Pendant que Schwarzenberg écrivait, Macdonald agissait. Au mépris de tous les dangers, il avait exécuté l'ordre de l'empereur lui enjoignant de se maintenir derrière l'Aube durant la journée entière[10]. La nuit venue, il prit ses dispositions de retraite. À onze heures du soir, les troupes se concentrèrent entre Chêne et Dosnon, et le 23 mars à là pointe du jour l'armée se mit en marche vers Vitry, par Trouan et Sommepuis[11]. Avertis par les grand'gardes du mouvement de Macdonald, le prince de Wurtemberg fit aussitôt avancer les IVe et VIe corps dans la direction de Grand-Trouan ; il continuait d'ailleurs à croire que les Français se repliaient sur Châlons. De son côté, le comte de Wrède fut informé à sept heures du matin, par un rapport d'Oscharowsky, que décidément Napoléon avait pris Vitry pour point de retraite. À ces nouvelles, Wrède se conformant aux instructions de Schwarzenberg choisit la disposition n° 2 et dirigea le Ve corps sur Vitry par les hauteurs de Perthes[12].

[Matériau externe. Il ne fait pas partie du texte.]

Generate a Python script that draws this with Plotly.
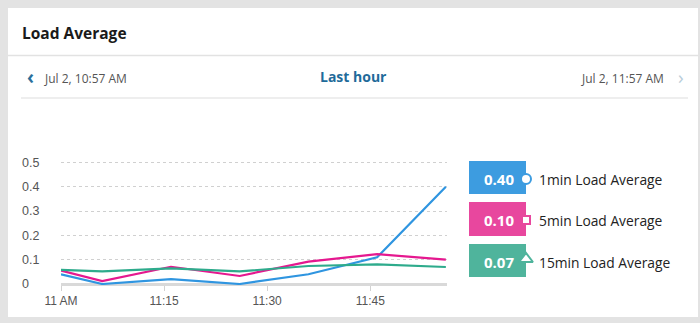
import plotly.graph_objects as go

# ---------------- data ----------------
times = ["2019-07-02 11:00", "2019-07-02 11:06", "2019-07-02 11:16", "2019-07-02 11:26",
         "2019-07-02 11:36", "2019-07-02 11:46", "2019-07-02 11:56"]
load_1min = [0.04, 0.00, 0.02, 0.00, 0.04, 0.11, 0.40]
load_5min = [0.055, 0.012, 0.071, 0.033, 0.092, 0.123, 0.10]
load_15min = [0.058, 0.052, 0.064, 0.052, 0.074, 0.081, 0.07]
series_names = ["1min Load Average", "5min Load Average", "15min Load Average"]
x_tick_vals = ["2019-07-02 11:00", "2019-07-02 11:15", "2019-07-02 11:30", "2019-07-02 11:45"]
x_tick_text = ["11 AM", "11:15", "11:30", "11:45"]
y_tick_vals = [0, 0.1, 0.2, 0.3, 0.4, 0.5]
y_tick_text = ["0", "0.1", "0.2", "0.3", "0.4", "0.5"]
title_text = "Load Average"
range_start = "Jul 2, 10:57 AM"
range_end = "Jul 2, 11:57 AM"
range_label = "Last hour"

W, H = 700, 323
def fx(x): return x / W
def fy(y): return 1 - y / H

line_colors = ["#2f95e0", "#e5188f", "#2eab8c"]
box_colors = ["#3d9ce0", "#e8479e", "#4fb49c"]
symbols = ["circle", "square", "triangle-up"]
marker_sizes = [10, 8, 12]

fig = go.Figure()
for vals, name, col in zip([load_1min, load_5min, load_15min], series_names, line_colors):
    fig.add_trace(go.Scatter(x=times, y=vals, mode="lines", name=name,
                             line=dict(color=col, width=2.2), xaxis="x", yaxis="y",
                             hoverinfo="skip"))

# legend marker overlay (pixel-space axes)
leg_y = [179, 220, 259]
fig.add_trace(go.Scatter(x=[526, 526, 526], y=leg_y, mode="markers", xaxis="x2", yaxis="y2",
                         cliponaxis=False,
                         marker=dict(symbol=symbols, size=marker_sizes, color="white", opacity=1,
                                     line=dict(color=box_colors, width=2)),
                         hoverinfo="skip", showlegend=False))

shapes = []
# white card
shapes.append(dict(type="rect", xref="paper", yref="paper", x0=fx(8), x1=fx(698), y0=fy(317), y1=fy(8),
                   fillcolor="white", line=dict(width=0), layer="below"))
# header divider
shapes.append(dict(type="line", xref="paper", yref="paper", x0=fx(8), x1=fx(698), y0=fy(55.5), y1=fy(55.5),
                   line=dict(color="#e2e2e2", width=1.5), layer="below"))
# nav divider
shapes.append(dict(type="line", xref="paper", yref="paper", x0=fx(21), x1=fx(688), y0=fy(98), y1=fy(98),
                   line=dict(color="#dedede", width=1.2), layer="below"))
# legend boxes
box_y = [(161, 194), (202, 236), (244, 277)]
for (y0, y1), col in zip(box_y, box_colors):
    shapes.append(dict(type="rect", xref="paper", yref="paper", x0=fx(469), x1=fx(526), y0=fy(y1), y1=fy(y0),
                       fillcolor=col, line=dict(width=0), layer="below"))

annotations = []
annotations.append(dict(text=title_text, x=fx(20), y=fy(33), xref="paper", yref="paper", xanchor="left",
                        yanchor="middle", showarrow=False,
                        font=dict(family="Open Sans", size=15.5, color="#1a1a1a", weight="bold")))
annotations.append(dict(text="‹", x=fx(25), y=fy(77), xref="paper", yref="paper", xanchor="left",
                        yanchor="middle", showarrow=False,
                        font=dict(family="Open Sans", size=19, color="#2a6f9b", weight="bold")))
annotations.append(dict(text=range_start, x=fx(42), y=fy(78), xref="paper", yref="paper", xanchor="left",
                        yanchor="middle", showarrow=False,
                        font=dict(family="Open Sans", size=12, color="#555555")))
annotations.append(dict(text=range_label, x=fx(354), y=fy(77), xref="paper", yref="paper", xanchor="center",
                        yanchor="middle", showarrow=False,
                        font=dict(family="Open Sans", size=14, color="#1f6b9a", weight="bold")))
annotations.append(dict(text=range_end, x=fx(666), y=fy(78), xref="paper", yref="paper", xanchor="right",
                        yanchor="middle", showarrow=False,
                        font=dict(family="Open Sans", size=12, color="#555555")))
annotations.append(dict(text="›", x=fx(676), y=fy(77), xref="paper", yref="paper", xanchor="left",
                        yanchor="middle", showarrow=False,
                        font=dict(family="Open Sans", size=19, color="#b8cdd9")))

for vals, name, (y0, y1) in zip([load_1min, load_5min, load_15min], series_names, box_y):
    cy = (y0 + y1) / 2
    annotations.append(dict(text=f"{vals[-1]:.2f}", x=fx(516), y=fy(cy + 1), xref="paper", yref="paper",
                            xanchor="right", yanchor="middle", showarrow=False,
                            font=dict(family="Open Sans", size=15, color="white", weight="bold")))
    annotations.append(dict(text=name, x=fx(537), y=fy(cy + 1.5), xref="paper", yref="paper",
                            xanchor="left", yanchor="middle", showarrow=False,
                            font=dict(family="Open Sans", size=13.8, color="#222222")))

fig.update_layout(
    width=W, height=H, margin=dict(l=0, r=0, t=0, b=0, autoexpand=False),
    paper_bgcolor="#e3e3e3", plot_bgcolor="rgba(0,0,0,0)",
    showlegend=False, shapes=shapes, annotations=annotations,
    xaxis=dict(type="date", domain=[fx(61), fx(447)],
               range=["2019-07-02 11:00", "2019-07-02 11:56:10"],
               tickvals=x_tick_vals, ticktext=x_tick_text, ticks="outside", ticklen=5,
               tickcolor="#d2d2d2", tickwidth=1, showgrid=False, showline=False, zeroline=False,
               tickfont=dict(family="Liberation Sans", size=12, color="#555555"), anchor="y",
               automargin=False, fixedrange=True),
    yaxis=dict(domain=[1 - 284.97 / H, 1 - 157.64 / H], range=[-0.004, 0.52],
               anchor="free", position=fx(18), side="left", ticklabelposition="inside",
               ticklabeloverflow="allow",
               tickvals=y_tick_vals, ticktext=y_tick_text, ticks="",
               showgrid=True, griddash="dot", gridcolor="#d0d0d0", gridwidth=1,
               zeroline=True, zerolinecolor="#d9d9d9", zerolinewidth=3, showline=False,
               tickfont=dict(family="Liberation Sans", size=12.5, color="#555555"),
               automargin=False, fixedrange=True),
    xaxis2=dict(domain=[0, 1], range=[0, W], visible=False, anchor="y2", fixedrange=True, automargin=False),
    yaxis2=dict(domain=[0, 1], range=[H, 0], visible=False, anchor="x2", fixedrange=True, automargin=False),
)

fig.write_html("out.html", config={"displayModeBar": False})
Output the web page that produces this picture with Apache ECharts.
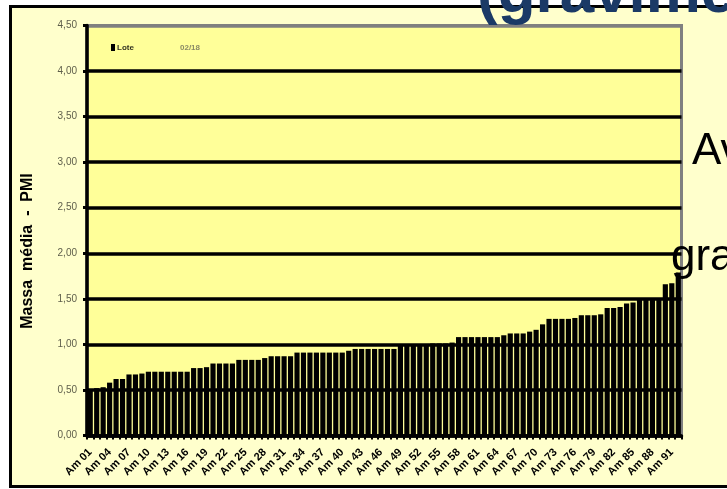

De Grand-Trouan, où son arrière-garde fut atteinte par la cavalerie du prince de Wurtemberg, à Courdemanges, où le corps de Wrède tenta de lui couper la retraite, Macdonald marcha sans cesse parallèlement à l'ennemi et trop souvent en contact avec lui. Il eut à soutenir plusieurs attaques y perdant de ses bagages et de son artillerie. J'ai été pour ainsi dire enveloppé tout le jour, écrivit-il le 24 mars, à Berthier, et forcé de combattre jusqu'à onze heures du soir. Votre Altesse peut comprendre le désordre de mes troupes, harassées de fatigues, marchant dans une plaine aride, par une nuit obscure. Enfin, grâce au concours de Ney qui avait fait occuper par la division Lefol les hauteurs de Courdemanges, de façon à protéger les gués, les trois corps du duc de Tarente purent franchir la Marne pour ainsi dire pêle-mêle, dit Macdonald, et s'établir sur la rive droite[13].

Les combats avaient même commencé plus tôt que ne le croyait Macdonald. Entre huit et neuf heures du matin, comme Gérard, dont le corps tenait la tête de la colonne, avait déjà dépassé de sa personne la ferme du Fénu (route de Grand-Trouan à Sommepuis), il entendit une furieuse canonnade dans la direction de ce dernier village et s'y porta aussitôt. Le grand parc de l'armée était aux prises avec la cavalerie d'Oscharowsky. D'après les instructions de Macdonald, qui craignait que pièces et voitures ne pussent traverser les marais de Saint-Saturnin, le parc était remonté jusqu'à Pleurs d'où il avait gagné Salon et Sommepuis. Malheureusement, par suite d'ordres mal interprétés, la division Amey, qui devait escorter le convoi, avait rebroussé chemin vers Sézanne. Ainsi le parc était bien arrivé le 23 au matin, près de Sommepuis, mais il y était arrivé seul, ayant pour toute escorte dix gendarmes à cheval ralliés sur la route[14]. C'était une riche proie et une proie facile pour les dix-sept cents dragons, hussards et lanciers de la garde du général Oscharowsky[15]. Sans trop s'intimider, le commandant du convoi disposa son parc en carré, les caissons et les voitures au centre, et avec les quatre ou cinq cents conducteurs, sapeurs et canonniers qu'il avait sous ses ordres, il s'efforça de repousser à coups de mitraille les charges des escadrons ennemis. On y réussit d'abord, et les gendarmes, renforcés d'une quinzaine de sous-officiers et de canonniers à cheval, sortirent même du carré et sabrèrent avec les Russes. Mais Oscharowsky ayant fait ouvrir le feu à son artillerie légère, des obus tombèrent sur les caissons. Quelques-uns sautèrent ; le désordre se mit dans le carré où pénétra la cavalerie ennemie. À ce moment, les têtes de colonnes de Gérard arrivèrent sur le champ de bataille. L'infanterie dégagea le parc et repoussa les Russes jusque près d'Humbauville. On ne put néanmoins leur reprendre deux au trois cents prisonniers et quatorze canons, trophées de ce combat. Un plus grand nombre de pièces avaient été enclouées[16].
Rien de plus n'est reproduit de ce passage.